This morning as I opened my eyes, just as I was clearing my mind of sleep, the first clear thought popped into my head. You know that lazy feeling when the dream world is awakening to the day? When your mind is in a bit of limbo between those 2 worlds? That was when I thought of turning the 12 days of Christmas into the 12 days of grateful.
As I lay there crafting my ideas, more concretely around the multitude of things I am grateful for, I thought this was going to be so easy. I am on vacation in a wonderful area of the world. It is Christmas time. I have many family members here with me, what could be easier?
And so I went about my day. Normal stuff. Nice healthy breakfast in the sunshine, working out under a palm tree with my sister. Laying in the sun, reading a good book. Munching on Mexican specialties, sipping cool drinks.
Later in the afternoon the adults in our group headed into a nearby town to scout future dinner plans and stock up on provisions. With the suburban completely packed with groceries for 2 families we made our way back home, our domestic responsibilities taken care of.
In a blink of an eye, what was a textbook day in the sun turned into something else. It kind of happened in slow motion, but it was all over so quickly. A small truck drove straight into us and the driver was out of the vehicle and falling to the ground. The police were all around us. Details were being explained, phone calls were being made. The driver was whisked away in an ambulance. We spent some time in a Mexican Police station, waiting for the only officer in town who spoke English to assist us.
A taxi helped us hand bomb all the groceries into his van. We finally took the drive home, this time we walked on shaky legs. After all we had been through the taxi didn’t have working seatbelts and drove very strangely with apparently horrible mechanics in the steering column causing it to weave around the road a bit. But we were all a little gun shy.
On the first day of grateful, the list goes on and on for what went well, despite what also didn’t go so well. It is in times like this that is helps to count your blessings and savour everything as the gift, which it is. So to start out what I am grateful for, today:
- My husband, who is a wonderful man in so many ways, but today was a shinning star. He was calm, he very clearly explained everything and handled all the necessary details. He also did a great job defensively driving to ensure the accident was not any worse.

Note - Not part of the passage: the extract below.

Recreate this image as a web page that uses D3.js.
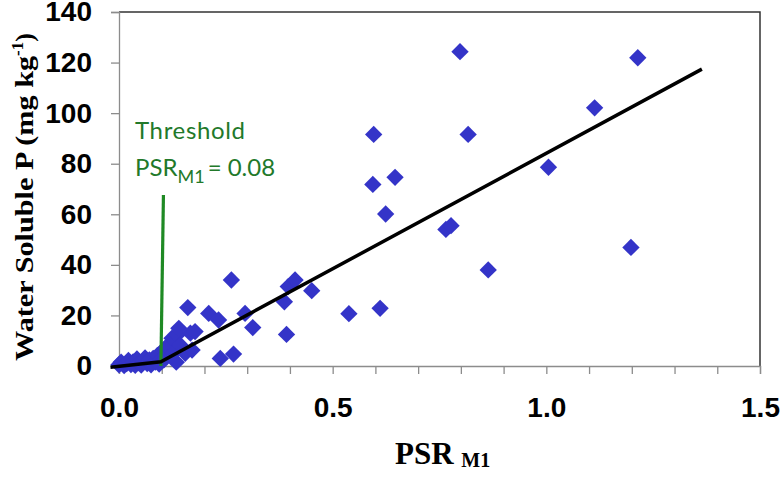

- My sister and brother-in-law who thought so quickly of what needed to be done and jumped to it. I sat for a long time in my seat, with my seatbelt on, in shock. I just couldn’t think of what to do, so I stayed put.
- All our kids – for not being with us. While we may be sore tomorrow from the impact, our tense muscles will easily relax an recover. This is something I hope the next generation does not have to experience, although that is probably niave.
- Our health. Not everyone can be in an accident, even a minor one like this, and walk away so easily. This is another friendly reminder to continually work at staying strong. Particularly as the years of age keep trying to work against us!
- That this accident was not any worse. Many times people cannot get past the “bad thing” when it happens. It always pays to remember it can always be worse.
- The Police station was only 2 buildings away. The driver who got out of the truck and fell to the ground was clearly injured and got the quickest attention possible.
- I have the ability to be enjoying a vacation in a sun destination with my family, half of our group has not done this before.
I’m fairly certain the rest of the days will be less “eventful”. I’m kind of praying for that actually. It would be easy to stay put for the rest of this vacation and not drive back into the town of the accident. But, we don’t experience all the good in life, if we hide away being over cautious and safe. It is a dance and balancing act between these two sides of danger, or risk and the thrill of exploring new territory and seeing new places. It is with this spirit that we will head out again and find even more to be grateful for as we enjoy these days.